Here, there & every wire

Home comforts: can you you use an existing electrical connection to charge a car?

Although I don’t plan to commit to an electric car until battery development makes such vehicles a more attractive proposition, would I be able to use the exterior power point I had installed a few years ago when I parked a caravan on my drive? Or would I need a special point that would charge an electric vehicle more quickly? JLM 

You would need a correct 7.2kW Type 1 wall charger. Your house wiring will need to be assessed for suitability and the wallbox will have to be professionally installed. Unless it comes as part of the package with a new electric car, the total job usually costs about £750. The Office of Low Emission Vehicles Electric Vehicle Homecharge Scheme (mercifully abbreviated to OLEV EVHS) grant towards the cost is £350, but you need to buy an electric car to qualify for it. If your house wiring or the street electricity supply is not suitable, the cost of installing a wall charger could escalate to £3,500-plus.

Learning the hard way

Treading carefully: is it best to fit specialist winter tyres, or all-season rubber?
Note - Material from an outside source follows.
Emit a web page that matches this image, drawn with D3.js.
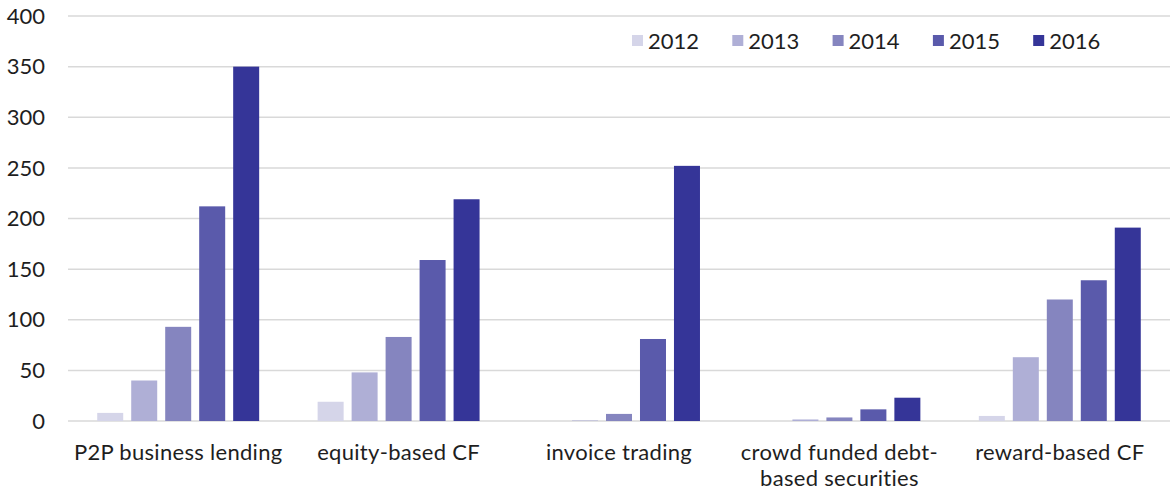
<!DOCTYPE html>
<html><head><meta charset="utf-8">
<script src="https://cdn.jsdelivr.net/npm/d3@7"></script>
<style>
body{margin:0;background:#fff;}
text{font-family:"Lato","Noto Sans",sans-serif;fill:#1e1e1e;font-weight:400;}
</style></head>
<body><svg id="c" width="1170" height="492"></svg>
<script>
const categories = [["P2P business lending"],["equity-based CF"],["invoice trading"],["crowd funded debt-","based securities"],["reward-based CF"]];
const years = ["2012","2013","2014","2015","2016"];
const colors = ["#d5d5e9","#afafd6","#8585bf","#5a5aab","#353598"];
const v2012 = [8, 19, 0, 0, 5];
const v2013 = [40, 48, 0.5, 1.5, 63];
const v2014 = [93, 83, 7, 3.5, 120];
const v2015 = [212, 159, 81, 11.5, 139];
const v2016 = [350, 219, 252, 23, 191];
const yTicks = [0,50,100,150,200,250,300,350,400];
const series = [v2012,v2013,v2014,v2015,v2016];

const svg = d3.select("#c");
const catKeys = categories.map(c=>c.join(" "));
const x0 = d3.scaleBand().domain(catKeys).range([68,1170]);
const x1 = d3.scaleBand().domain(years).range([0,x0.bandwidth()]).paddingInner(0.235).paddingOuter(0.86);
const y = d3.scaleLinear().domain([0,400]).range([421,16]);

// gridlines
svg.append("g").selectAll("line").data(yTicks).join("line")
  .attr("x1",68).attr("x2",1170)
  .attr("y1",d=>y(d)).attr("y2",d=>y(d))
  .attr("stroke","#d9d9d9").attr("stroke-width",1.5);

// y labels
svg.append("g").selectAll("text").data(yTicks).join("text")
  .attr("x",45).attr("y",d=>y(d)).attr("dy","0.35em")
  .attr("text-anchor","end").attr("font-size",22).text(d=>d);

// bars
const g = svg.append("g");
series.forEach((vals,si)=>{
  g.append("g").selectAll("rect").data(vals).join("rect")
    .attr("x",(d,i)=>x0(catKeys[i])+x1(years[si]))
    .attr("width",x1.bandwidth())
    .attr("y",d=>y(d))
    .attr("height",d=>y(0)-y(d))
    .attr("fill",colors[si]);
});

// x labels
const xl = svg.append("g");
categories.forEach((lines,i)=>{
  const cx = x0(catKeys[i])+x0.bandwidth()/2;
  const t = xl.append("text").attr("text-anchor","middle").attr("font-size",22)
    .attr("letter-spacing","0.3px").attr("x",cx).attr("y",460);
  lines.forEach((l,j)=>t.append("tspan").attr("x",cx).attr("dy",j?26:0).text(l));
});

// legend
const lg = svg.append("g");
years.forEach((yr,i)=>{
  const lx = 632 + i*100.3;
  lg.append("rect").attr("x",lx).attr("y",35).attr("width",11).attr("height",11).attr("fill",colors[i]);
  lg.append("text").attr("x",lx+16).attr("y",41).attr("dy","0.35em").attr("font-size",22).text(yr);
});
</script></body></html>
At this time of year it is probably strange to ask questions about winter tyres, but here goes. Our new Audi A4 40 TFSI is fitted with 245/35 R19 Pirelli P Zero tyres. We have always fitted winter tyres to our previous cars but are wondering whether instead of changing the tyres in early April and late October we should consider using Michelin Cross Climates or similar, which could stay on the car all year round. What do you think? IM

I think you ordered your car on unsuitable wheels and tyres – the result will be sharp shocks fed through to the occupants due to a lack of rubber in the sidewall between the wheel rims and the tread. You can get high-performance cold weather tyres in a 35 profile, but not all-weather tyres (or at least none that will work well). Two choices: get yourself a set of more sensible 16- or 17-inch wheels, for which you can get all-weather tyres, and sell your 19s on eBay (you have to disclose this to your insurer). Or get a set of 16- or 17-inch wheels and fit full cold-weather tyres to them, then save your 19-inch P Zeros for the summer. At least P Zeros have a ridge around their sidewalls to help protect the rims from kerbing damage.